# Pictures of short cuts?



## Shorty (Jul 6, 2014)

Chopper is just over 4 months now. He had a "First groom" a few weeks ago, Just did his undercarriage and cleaned up his face a little. The groomer said the next time we would probably have to go short. His hair on his head is nice and silky. The rest of his body is very fine... And even though we try out best brushing the crazy guy, we have some matting on his back legs and under his chin. I spent an hour working on him last night and got a good amount out. But We are going to go ahead and get him cut short and start fresh. We plan on keeping him in a puppy cut for our sanity. But Im looking for some good pictures to bring the groomer for this time. It will have to be fairly short just because how the matts are.
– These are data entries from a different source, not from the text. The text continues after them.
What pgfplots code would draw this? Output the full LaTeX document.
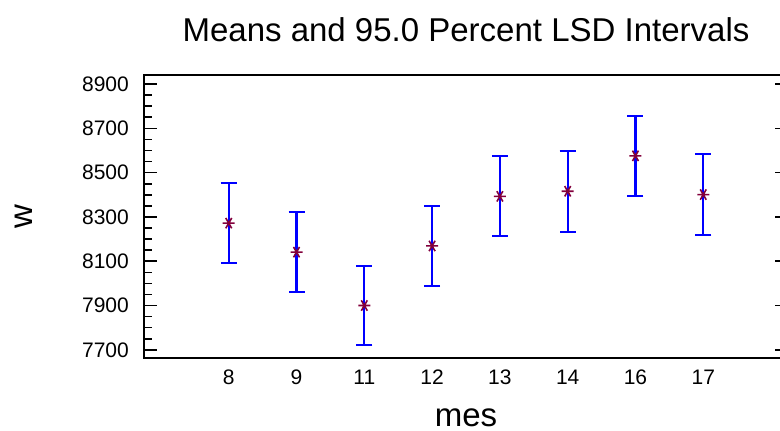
\documentclass[border=0pt]{standalone}
\usepackage{fontspec}
\setmainfont{Liberation Sans}
\usepackage{pgfplots}
\pgfplotsset{compat=1.18}
\definecolor{mk}{RGB}{130,0,60}
\begin{document}
\begin{tikzpicture}
\useasboundingbox (0,0) rectangle (780pt,431pt);
\begin{axis}[
  at={(144pt,73pt)}, anchor=south west,
  scale only axis, width=644pt, height=283pt,
  xmin=-1.25, xmax=8.25, ymin=7663, ymax=8941,
  xtick={0,1,2,3,4,5,6,7},
  xticklabels={8,9,11,12,13,14,16,17},
  ytick={7700,7900,8100,8300,8500,8700,8900},
  minor y tick num=3,
  tick align=inside,
  major tick length=13pt, minor tick length=8pt,
  every tick/.style={line width=1.6pt, black},
  xtick style={draw=none},
  axis line style={line width=2.4pt},
  /pgf/number format/assume math mode=true,
  /pgf/number format/1000 sep={},
  yticklabel style={font=\fontsize{21}{25}\selectfont, inner sep=0pt, anchor=east, xshift=-15pt},
  xticklabel style={font=\fontsize{21}{25}\selectfont, inner sep=0pt, anchor=north, yshift=-12pt},
  title={Means and 95.0 Percent LSD Intervals},
  title style={font=\fontsize{33}{39}\selectfont, at={(axis description cs:0.5,1)}, anchor=base, yshift=27pt, inner sep=0pt},
  xlabel={mes},
  xlabel style={font=\fontsize{33}{39}\selectfont, at={(axis description cs:0.5,0)}, anchor=base, yshift=-69pt, inner sep=0pt},
  ylabel={w},
  ylabel style={font=\fontsize{33}{39}\selectfont, at={(axis description cs:-0.1739,0.5)}, anchor=base, inner sep=0pt},
]
\addplot[only marks, mark=asterisk, mark size=6pt, mark options={rotate=90, line width=1.6pt, draw=mk},
  error bars/.cd, y dir=both, y explicit,
  error bar style={line width=2.1pt, draw=blue},
  error mark options={rotate=90, mark size=8pt, line width=2.1pt, draw=blue}]
table[x=x, y=y, y error=e] {
x y e
0 8272 181
1 8141 181
2 7900 180
3 8169 182
4 8393 181
5 8416 182
6 8576 181
7 8401 182
};
\end{axis}
\end{tikzpicture}
\end{document}
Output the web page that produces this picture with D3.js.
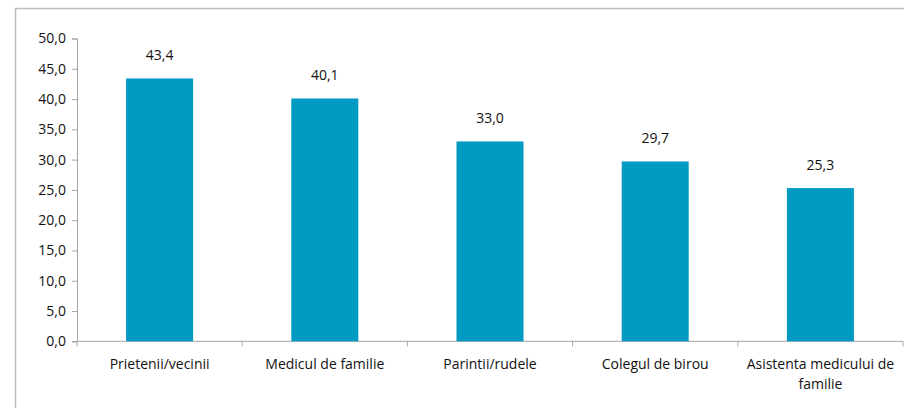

Thanks for any help!





And the just came in from outside look


----------



## Heather's (Jun 18, 2012)

Chopper sure is a cute little guy  I know how those little mats seem to magically appear...


----------



## Adorable_Zeke (May 31, 2014)

If you do a search on puppy cuts I think there have been few threads where people have posted pics of short cuts. I can't do a quick search now to link it for you, but know they are out there and loaded with pics.

As a first time havanese owner with a 4 month old, I'm also learning how important it is to groom regularly - and as I understand it this is the easy stage!!


----------



## Marbel (May 20, 2014)

10/29/15 - Chloe's puppy cut - this is the shortest she's ever been.


----------